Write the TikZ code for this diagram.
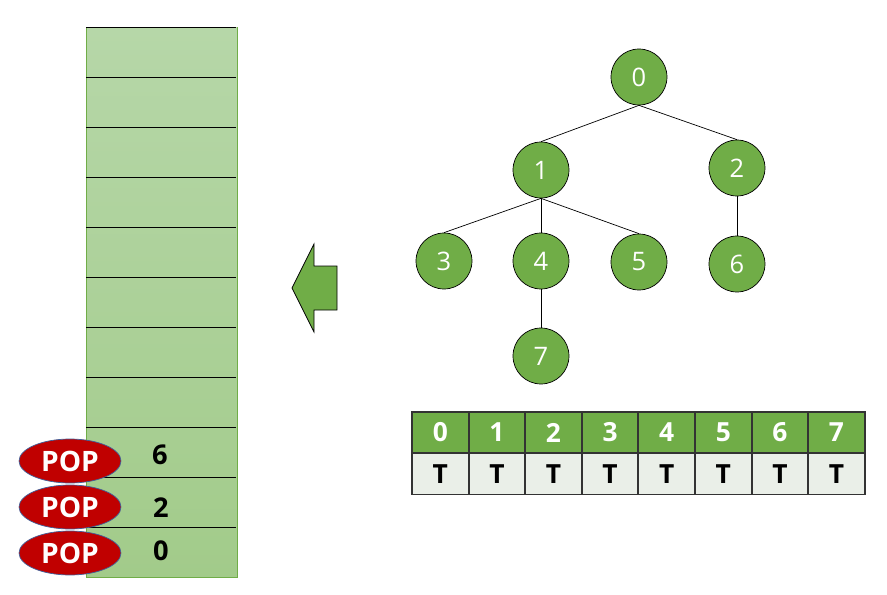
\documentclass[tikz,border=0pt]{standalone}
\usepackage{fontspec}
\setmainfont{Open Sans}
\usetikzlibrary{shapes.geometric}
\definecolor{leaf}{HTML}{70AD47}
\definecolor{stacktop}{HTML}{B6D7A8}
\definecolor{stackbot}{HTML}{A2CB8A}
\definecolor{popred}{HTML}{C00000}
\definecolor{popedge}{HTML}{41609A}
\definecolor{cellgray}{HTML}{EAEFE8}
\begin{document}
\begin{tikzpicture}[x=0.02cm,y=-0.02cm]
    \tikzstyle{vertex}=[draw,shape=circle,fill=leaf,minimum size=1.12cm,inner sep=0,text=white,font=\fontsize{14.5}{17}\selectfont]
    \tikzstyle{pop}=[draw=popedge,shape=ellipse,fill=popred,minimum width=2.04cm,minimum height=0.88cm,inner sep=0,text=white,font=\fontsize{16}{19}\selectfont\bfseries]
    \tikzstyle{num}=[font=\fontsize{15.5}{18}\selectfont\bfseries]
    \tikzstyle{head}=[draw=black!80,line width=1.1pt,fill=leaf,minimum width=1.132cm,minimum height=0.82cm,inner sep=0,text=white,font=\fontsize{15}{18}\selectfont\bfseries]
    \tikzstyle{cell}=[head,fill=cellgray,text=black]
    \useasboundingbox (0,0) rectangle (887,595);

    % stack
    \shade[top color=stacktop,bottom color=stackbot] (86,27) rectangle (237,577);
    \draw[leaf] (86,27) -- (86,577) -- (237,577) -- (237,27);
    \foreach \y in {27,77,...,527}
      \draw (86,\y) -- (236,\y);
    \node[num] (s6) at (160,455) {6};
    \node[num] (s2) at (161,508) {2};
    \node[num] (s0) at (161,551) {0};
    \node[pop] (p6) at (70,461) {POP};
    \node[pop] (p2) at (70,507) {POP};
    \node[pop] (p0) at (70,553) {POP};

    % arrow
    \draw[fill=leaf] (292,288) -- (314,244) -- (314,266) -- (337,266) -- (337,310) -- (314,310) -- (314,332) -- cycle;

    % tree
    \node[vertex](n0) at (639,77){0};
    \node[vertex](n1) at (541,170){1};
    \node[vertex](n2) at (737,168){2};
    \node[vertex](n3) at (444,261){3};
    \node[vertex](n4) at (541,261){4};
    \node[vertex](n5) at (639,262){5};
    \node[vertex](n6) at (737,264){6};
    \node[vertex](n7) at (541,356){7};
    \draw (n0.south) -- (n1.north);
    \draw (n0.south) -- (n2.north);
    \draw (n1.south) -- (n3.north);
    \draw (n1.south) -- (n4.north);
    \draw (n1.south) -- (n5.north);
    \draw (n2.south) -- (n6.north);
    \draw (n4.south) -- (n7.north);

    % visited table
    \foreach \i in {0,...,7}{
      \node[head] (h\i) at ({440.3+\i*56.6},432.5) {\i};
      \node[cell] (t\i) at ({440.3+\i*56.6},474) {T};
    }
  \end{tikzpicture}
\end{document}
§
→ **Directive**: Produce an exact copy of each line of data, skipping embedded images.

→ **Result for this exercise**:
Write the TikZ code for this diagram.
\documentclass[tikz,border=0pt]{standalone}
\usepackage{fontspec}
\setmainfont{Open Sans}
\usetikzlibrary{shapes.geometric}
\definecolor{leaf}{HTML}{70AD47}
\definecolor{stacktop}{HTML}{B6D7A8}
\definecolor{stackbot}{HTML}{A2CB8A}
\definecolor{popred}{HTML}{C00000}
\definecolor{popedge}{HTML}{41609A}
\definecolor{cellgray}{HTML}{EAEFE8}
\begin{document}
\begin{tikzpicture}[x=0.02cm,y=-0.02cm]
    \tikzstyle{vertex}=[draw,shape=circle,fill=leaf,minimum size=1.12cm,inner sep=0,text=white,font=\fontsize{14.5}{17}\selectfont]
    \tikzstyle{pop}=[draw=popedge,shape=ellipse,fill=popred,minimum width=2.04cm,minimum height=0.88cm,inner sep=0,text=white,font=\fontsize{16}{19}\selectfont\bfseries]
    \tikzstyle{num}=[font=\fontsize{15.5}{18}\selectfont\bfseries]
    \tikzstyle{head}=[draw=black!80,line width=1.1pt,fill=leaf,minimum width=1.132cm,minimum height=0.82cm,inner sep=0,text=white,font=\fontsize{15}{18}\selectfont\bfseries]
    \tikzstyle{cell}=[head,fill=cellgray,text=black]
    \useasboundingbox (0,0) rectangle (887,595);

    % stack
    \shade[top color=stacktop,bottom color=stackbot] (86,27) rectangle (237,577);
    \draw[leaf] (86,27) -- (86,577) -- (237,577) -- (237,27);
    \foreach \y in {27,77,...,527}
      \draw (86,\y) -- (236,\y);
    \node[num] (s6) at (160,455) {6};
    \node[num] (s2) at (161,508) {2};
    \node[num] (s0) at (161,551) {0};
    \node[pop] (p6) at (70,461) {POP};
    \node[pop] (p2) at (70,507) {POP};
    \node[pop] (p0) at (70,553) {POP};

    % arrow
    \draw[fill=leaf] (292,288) -- (314,244) -- (314,266) -- (337,266) -- (337,310) -- (314,310) -- (314,332) -- cycle;

    % tree
    \node[vertex](n0) at (639,77){0};
    \node[vertex](n1) at (541,170){1};
    \node[vertex](n2) at (737,168){2};
    \node[vertex](n3) at (444,261){3};
    \node[vertex](n4) at (541,261){4};
    \node[vertex](n5) at (639,262){5};
    \node[vertex](n6) at (737,264){6};
    \node[vertex](n7) at (541,356){7};
    \draw (n0.south) -- (n1.north);
    \draw (n0.south) -- (n2.north);
    \draw (n1.south) -- (n3.north);
    \draw (n1.south) -- (n4.north);
    \draw (n1.south) -- (n5.north);
    \draw (n2.south) -- (n6.north);
    \draw (n4.south) -- (n7.north);

    % visited table
    \foreach \i in {0,...,7}{
      \node[head] (h\i) at ({440.3+\i*56.6},432.5) {\i};
      \node[cell] (t\i) at ({440.3+\i*56.6},474) {T};
    }
  \end{tikzpicture}
\end{document}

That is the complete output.